O ponto físico passa a ser um lugar onde a pessoa se sente bem, tem um café, um pão de queijo porque nós somos da região de Minas, tem entretenimento para as crianças. Acredito que ele vá mudando de figura, mas não acredito de jeito nenhum que o físico vai morrer.
O que agrada mais o consumidor?
Preço é uma coisa que o consumidor vê, mas eu nunca acreditei que o preço é que segura a venda. O que segura é atendimento, é ser tratado como único. Ele realmente quer ser atendido na hora que precisa reclamar, isso dá fidelidade. Agora, o preço ainda é uma coisa importante, mas eu nunca acreditei que o preço sozinho mantivesse um carisma, uma marca. Tanto é importante que durante muitos anos assumi o SAC [Serviço de Atendimento ao Consumidor] da empresa. Se você se dispõe a falar com o consumidor, ele te respeita muito.
E o que desagrada?
Hoje ele está se sentido muito desagradado e se vê no direito de reclamar. O que mais desagrada é quando ele é discriminado. E isso é muito sério, quando ele não é respeitado nas suas reivindicações, principalmente no varejo após a compra.

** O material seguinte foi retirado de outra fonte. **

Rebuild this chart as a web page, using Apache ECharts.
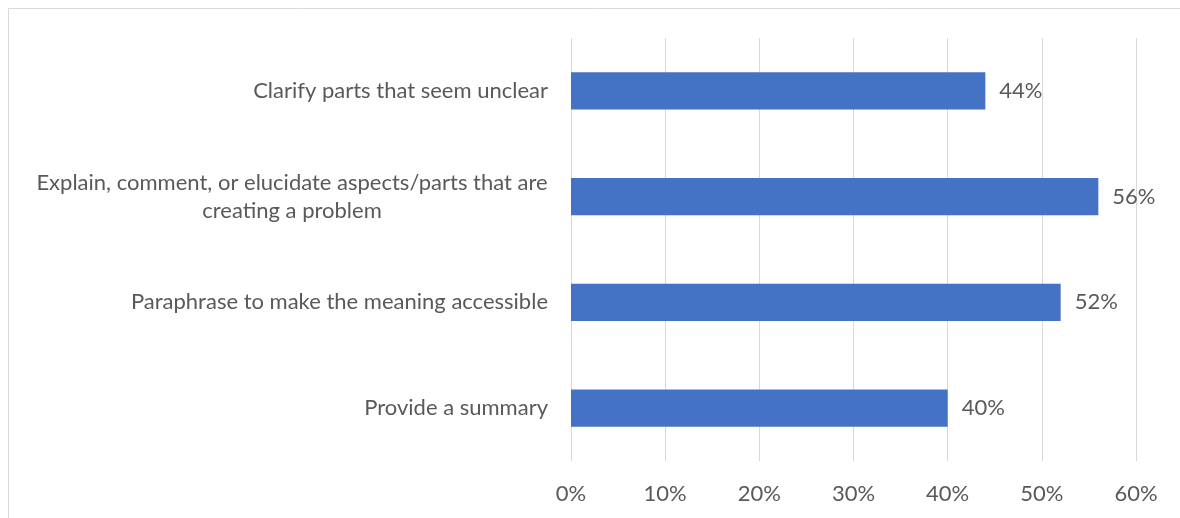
<!DOCTYPE html>
<html>
<head>
<meta charset="utf-8">
<script src="https://cdn.jsdelivr.net/npm/echarts@6/dist/echarts.min.js"></script>
<style>
  html, body { margin: 0; padding: 0; background: #fff; }
  #chart { width: 1180px; height: 518px; }
</style>
</head>
<body>
<div id="chart"></div>
<script>
// Survey responses, listed from top to bottom
const categories = [
  'Clarify parts that seem unclear',
  'Explain, comment, or elucidate aspects/parts that are\ncreating a problem',
  'Paraphrase to make the meaning accessible',
  'Provide a summary'
];
const shares = [44, 56, 52, 40];
const tickLabels = ['0%', '10%', '20%', '30%', '40%', '50%', '60%'];

const FONT = 'Lato';
const SIZE = 22;
const TEXT = '#595959';

// Width of the widest line, so wrapped labels stay right-aligned as a block
// while each line is centred inside it.
const measureCtx = document.createElement('canvas').getContext('2d');
measureCtx.font = SIZE + 'px ' + FONT;
function blockWidth(lines) {
  return Math.ceil(Math.max(...lines.map(l => measureCtx.measureText(l).width)));
}

function categoryLabel(value) {
  const lines = value.split('\n');
  if (lines.length === 1) return value;
  const key = 'w' + blockWidth(lines);
  return lines.map(l => '{' + key + '|' + l + '}').join('\n');
}

const rich = {};
categories.forEach(c => {
  const lines = c.split('\n');
  if (lines.length > 1) {
    const w = blockWidth(lines);
    rich['w' + w] = { color: TEXT, fontFamily: FONT, fontSize: SIZE, width: w, align: 'center', lineHeight: 28 };
  }
});

const chart = echarts.init(document.getElementById('chart'));

chart.setOption({
  animation: false,
  graphic: [{
    type: 'rect',
    shape: { x: 8.5, y: 8.5, width: 1200, height: 600 },
    style: { fill: 'none', stroke: '#d9d9d9', lineWidth: 1 }
  }],
  grid: { left: 571, right: 44, top: 38, bottom: 57 },
  xAxis: {
    type: 'value',
    min: 0, max: 60, interval: 10,
    axisLine: { show: false },
    axisTick: { show: false },
    splitLine: { lineStyle: { color: '#d9d9d9', width: 1 } },
    axisLabel: {
      color: TEXT, fontFamily: FONT, fontSize: SIZE, margin: 22,
      formatter: v => tickLabels[v / 10]
    }
  },
  yAxis: {
    type: 'category',
    inverse: true,
    data: categories,
    axisLine: { show: false },
    axisTick: { show: false },
    axisLabel: {
      color: TEXT, fontFamily: FONT, fontSize: SIZE, margin: 23, lineHeight: 28,
      formatter: categoryLabel,
      rich: rich
    }
  },
  series: [{
    type: 'bar',
    data: shares,
    barCategoryGap: '65%',
    itemStyle: { color: '#4472C4' },
    label: {
      show: true, position: 'right', distance: 14,
      color: TEXT, fontFamily: FONT, fontSize: SIZE,
      formatter: p => p.value + '%'
    }
  }]
});
</script>
</body>
</html>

Qual é a fórmula para transformar uma rede de lojas em Franca em uma das maiores redes de varejo do país?
Não existe fórmula nenhuma. O que posso dizer quando as pessoas perguntam "onde você errou?", eu falo "onde eu acertei". Porque onde eu errei para mim é um exercício diário: aceitar e direcionar os erros, mas continuo errando muito. Primeiro, venho de uma família para a qual o trabalho é sagrado. Há um respeito total à instituição.

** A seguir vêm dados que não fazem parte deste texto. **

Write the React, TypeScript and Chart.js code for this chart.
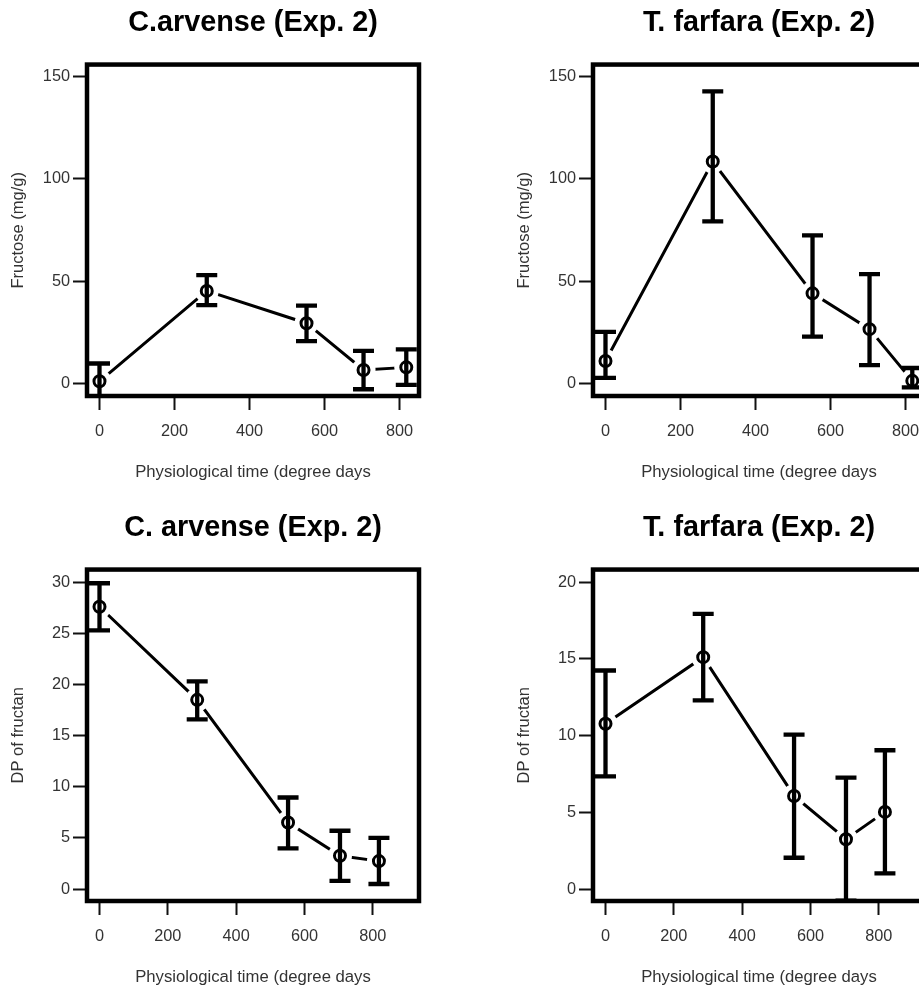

Nunca misturamos o nosso dinheiro com o dinheiro da empresa. Nunca compramos nada esperando o Magazine. Segundo, acho que como gostamos muito da instituição, nunca pensamos a curto prazo. E uma coisa muito importante, que parece retórica, é quando digo que o propósito da companhia sempre foi muito forte.
As pessoas estão em primeiro lugar dentro da empresa. Alguns falam que não vou dar conta, que cresceu muito. Primeiro, tínhamos 2.000 funcionários, chegamos a 10 mil e estamos agora com 30 mil.